Pressure on Netanyahu amid row over Israel’s plan for ‘day after’ Gaza war

4 months ago 139

As Israeli military pounds Gaza and conducts raids in occupied West Bank, Hamas says no deal on captives until ‘aggression’ stops.

Published On 29 Dec 2023

Israeli Prime Minister Benjamin Netanyahu faces growing pressure from his right-wing coalition government amid sharp disagreements over the current Israeli-Palestinian conflict, which is nearing its 90th day with no end in sight to the war or a deal for a pause in hostilities.

Netanyahu cancelled a meeting of Israel’s war cabinet on Thursday night that was meant to discuss the plan for the “day after” the war after fierce opposition to the meeting from far-right members of the coalition.

National Security Minister Itamar Ben-Gvir of the ultranationalist Jewish Power party said the subject was outside of the war cabinet’s mandate.

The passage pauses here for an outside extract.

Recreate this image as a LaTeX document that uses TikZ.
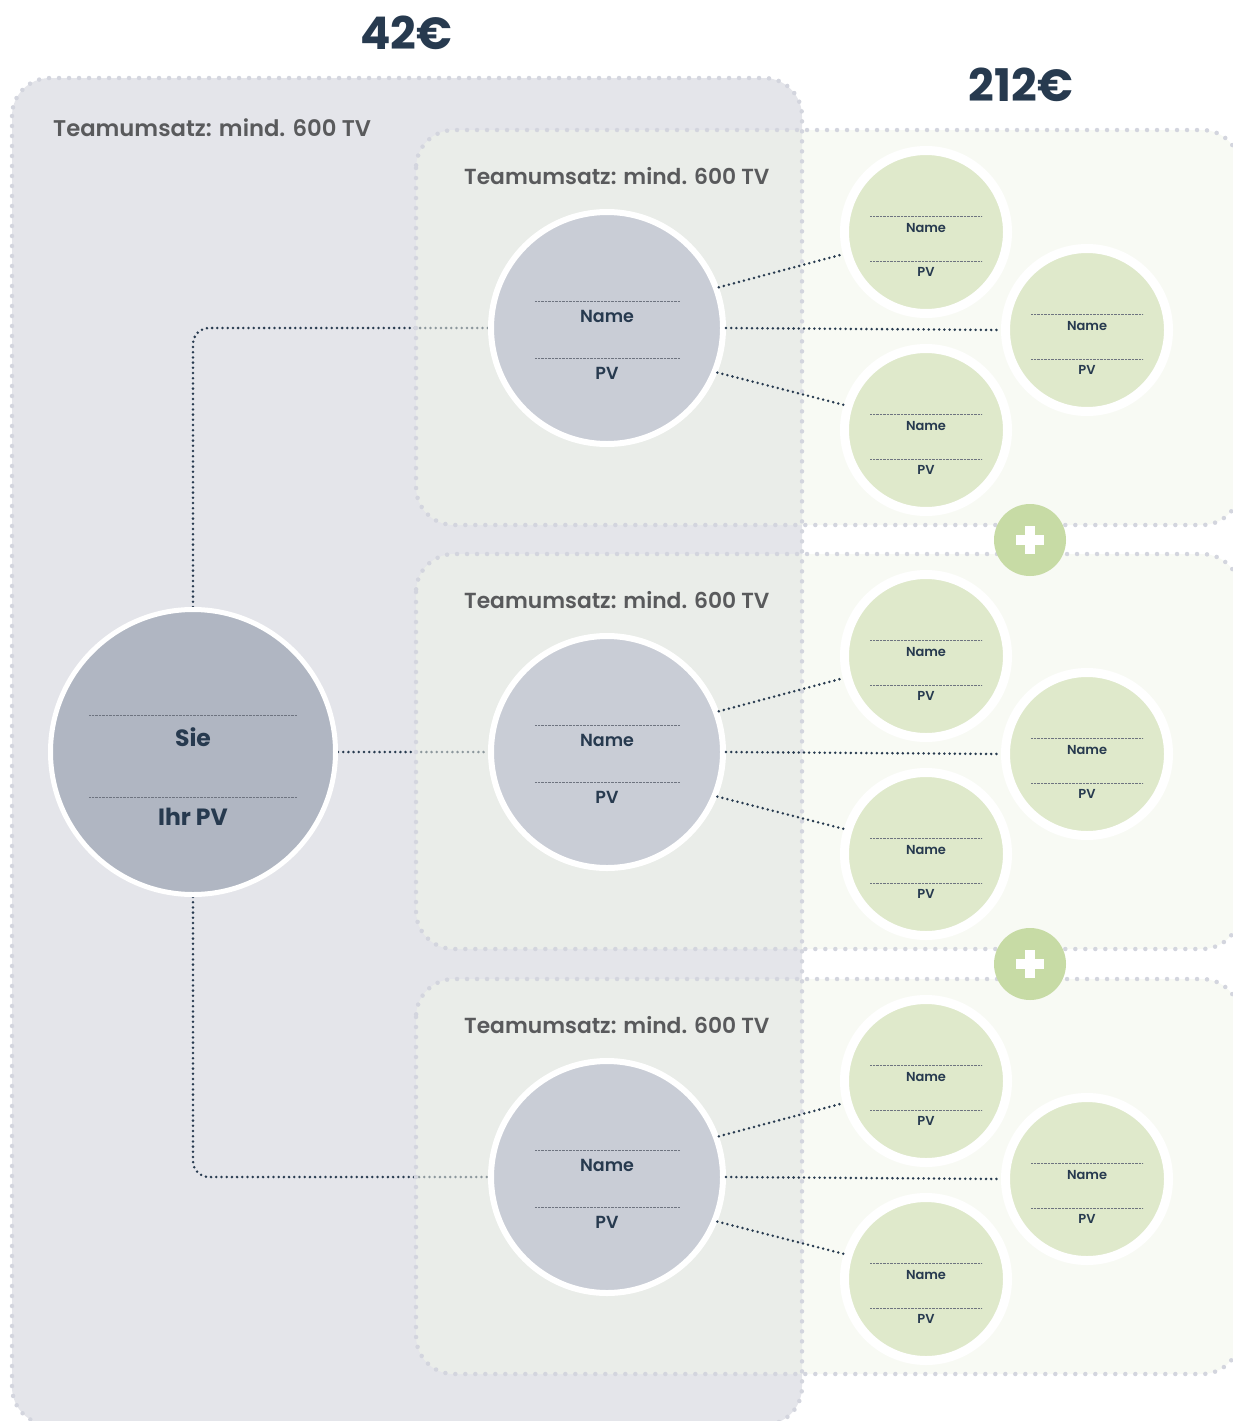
\documentclass[tikz,border=0pt]{standalone}
\usepackage{fontspec}
\setmainfont{Poppins}[BoldFont={Poppins SemiBold}]
\newfontfamily\gras{Poppins Bold}
\usetikzlibrary{calc}
\definecolor{marine}{HTML}{273A4F}
\definecolor{grisfonce}{HTML}{595A5C}
\definecolor{fondgris}{HTML}{E4E5EA}
\definecolor{voile}{HTML}{F1F5E9}
\definecolor{pointille}{HTML}{D3D5DE}
\definecolor{gristrait}{HTML}{6E7480}
\definecolor{gris1}{HTML}{B0B6C2}
\definecolor{gris2}{HTML}{C9CDD6}
\definecolor{vert1}{HTML}{DFE9CB}
\definecolor{vert2}{HTML}{C7DBA5}
\pgfdeclarelayer{fond}
\pgfdeclarelayer{liens}
\pgfdeclarelayer{cadres}
\pgfsetlayers{fond,liens,cadres,main}
\tikzset{
  cadre/.style={draw=pointille, rounded corners=38, line width=4.5pt, dash pattern=on 0pt off 10pt, line cap=round},
  lien/.style={draw=marine, line width=2.8pt, dash pattern=on 0pt off 5.2pt, line cap=round},
  trait/.style={draw=gristrait, line width=0.7pt, dash pattern=on 0.7pt off 0.7pt},
  sie/.style={circle, fill=gris1, draw=white, line width=5pt, minimum size=285pt, inner sep=0pt},
  chef/.style={circle, fill=gris2, draw=white, line width=6pt, minimum size=232pt, inner sep=0pt},
  membre/.style={circle, fill=vert1, draw=white, line width=9pt, minimum size=163pt, inner sep=0pt},
  plus/.style={circle, fill=vert2, minimum size=72pt, inner sep=0pt},
  titre/.style={font=\bfseries\fontsize{22.7}{27}\selectfont, text=grisfonce, anchor=west, inner sep=0pt},
  soustitre/.style={titre, font=\bfseries\fontsize{21.8}{26}\selectfont},
  prix/.style={font=\gras\fontsize{45}{50}\selectfont, text=marine, inner sep=0pt},
  grand/.style={font=\gras\fontsize{23.5}{28}\selectfont, text=marine, inner sep=0pt},
  moyen/.style={font=\bfseries\fontsize{17.5}{20}\selectfont, text=marine, inner sep=0pt},
  petit/.style={font=\bfseries\fontsize{13}{15}\selectfont, text=marine, inner sep=0pt}
}
\begin{document}
\begin{tikzpicture}[x=1pt,y=-1pt]
\useasboundingbox (0,0) rectangle (1232,1421);
\clip (0,0) rectangle (1232,1421);
\node[prix] (p42) at (406,33) {42€};
\node[prix] (p212) at (1021,85) {212€};
\begin{pgfonlayer}{fond}
  \fill[fondgris, rounded corners=38] (12,78) rectangle (802,1425);
\end{pgfonlayer}
\node[titre] (t0) at (53,128) {Teamumsatz: mind. 600 TV};
% Sie
\node[sie] (sie) at (193,752) {};
\draw[trait] (89,715) -- (297,715);
\draw[trait] (89,797) -- (297,797);
\node[grand] (sie-nom) at (193,737) {Sie};
\node[grand] (sie-pv) at (193,817) {Ihr PV};
% teams
\foreach \dy [count=\k] in {0,424,849} {
  \begin{pgfonlayer}{cadres}
    \fill[voile, fill opacity=0.5, rounded corners=38] (416,130+\dy) rectangle (1240,525+\dy);
  \end{pgfonlayer}
  \node[soustitre] (t\k) at (464,176+\dy) {Teamumsatz: mind. 600 TV};
  \node[chef] (m\k) at (607,328+\dy) {};
  \draw[trait] (535,301+\dy) -- (680,301+\dy);
  \draw[trait] (535,358+\dy) -- (680,358+\dy);
  \node[moyen] (m\k-nom) at (607,316+\dy) {Name};
  \node[moyen] (m\k-pv) at (607,373+\dy) {PV};
  \foreach \n/\x/\y in {a/926/232, b/1087/330, c/926/430} {
    \node[membre] (g\k\n) at (\x,\y+\dy) {};
    \draw[trait] (\x-56,\y+\dy-16) -- (\x+56,\y+\dy-16);
    \draw[trait] (\x-56,\y+\dy+29) -- (\x+56,\y+\dy+29);
    \node[petit] (g\k\n-nom) at (\x,\y+\dy-4) {Name};
    \node[petit] (g\k\n-pv) at (\x,\y+\dy+40) {PV};
  }
  \draw[lien] (m\k.20) -- (g\k a.195);
  \draw[lien] (m\k.east) -- (g\k b.west);
  \draw[lien] (m\k.338) -- (g\k c.163);
}
\begin{pgfonlayer}{cadres}
  \draw[cadre] (12,78) rectangle (802,1425);
  \foreach \dy in {0,424,849}
    \draw[cadre] (416,130+\dy) rectangle (1240,525+\dy);
\end{pgfonlayer}
% plus
\foreach \y [count=\k] in {540,964} {
  \node[plus] (plus\k) at (1030,\y) {};
  \fill[white] ($(plus\k)+(-14,-4.6)$) rectangle ($(plus\k)+(14,4.6)$);
  \fill[white] ($(plus\k)+(-4.6,-14)$) rectangle ($(plus\k)+(4.6,14)$);
}
% liens vers Sie
\begin{pgfonlayer}{liens}
  \draw[lien, rounded corners=16] (sie) |- (m1);
  \draw[lien] (sie) -- (m2);
  \draw[lien, rounded corners=16] (sie) |- (m3);
\end{pgfonlayer}
\end{tikzpicture}
\end{document}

Finance Minister Bezalel Smotrich’s Religious Zionist party announced it was holding its own meeting in protest over his exclusion from the discussion.

Ben-Gvir and Smotrich are in the larger security cabinet but are not part of the war cabinet, whose main members are Netanyahu, Defence Minister Yoav Gallant and opposition leader Benny Gantz.

“[Smotrich] didn’t want that discussion [on the day after] to take place,” Al Jazeera’s Alan Fisher, reporting from occupied East Jerusalem, said on Friday. “He is very much against the Palestinian Authority [PA] having any rule in Gaza post the war.”

Under such pressure, Netanyahu decided the war cabinet would not discuss the issue, which will now be taken up by the security cabinet on Tuesday.

The United States has suggested the PA should rule over Gaza after Israel achieves its stated goal of eliminating Hamas, whose October 7 assault on southern Israel triggered the war.

“Netanyahu cancelled the war cabinet, worried it would fracture his coalition, fracture his government and put his position as prime minister at risk,” Fisher said.

The war cabinet was also meant to “discuss a deal with Hamas – negotiated by the Americans, the Qataris and the Egyptians – about exchanging captives for Palestinian prisoners being held in Israeli jails”, our correspondent added.

‘Between a rock and a hard place’

Ahmed Helal, the Middle East and North Africa director at Global Counsel, told Al Jazeera the cancellation of the war cabinet meeting had been a “long time coming” as the military establishment and political elite have grown further apart.

“The military elite has grown increasingly uncomfortable over the past 10 years, and they’re not pacifists by any means – they are not doves. But they understand what is strategically important for Israel, and they have been pushing against the overly militarist ambitions of the civilian government,” Helal said.

US Secretary of State Antony Blinken is scheduled to make another trip to the Middle East next week to discuss the Gaza war, in which the Israeli military has killed more than 21,000 people in Gaza alone. The revised death toll from Hamas’s attack on Israel stands at 1,139.

The top US diplomat is likely to face regional Arab allies increasingly pushing for a ceasefire, Natali Tocci, director of the Italian think tank Istituto Affari Internazionali, told Al Jazeera.

“At the moment, we don’t see the US actually putting pressure on Israel for a ceasefire,” Tocci said. “However, as that Egyptian role is actually increasing … in calling for a ceasefire, Blinken will basically find himself in between a rock and a hard place.”

Egypt, which borders the Gaza Strip, has taken more of a leading role in pushing for a ceasefire, including introducing a plan to end the fighting. It includes captive and prisoner exchanges between Israel and Hamas.

Senior Hamas official Osama Hamdan said on Thursday that the group will not release more Israeli captives without a “complete and full ceasing of aggressive activities against our people through negotiations that are aligned with our people’s interest”.

A Hamas delegation is to visit Cairo on Friday to consider the Egyptian plan to end the war, the Agence France-Presse news agency reported, citing a Hamas official.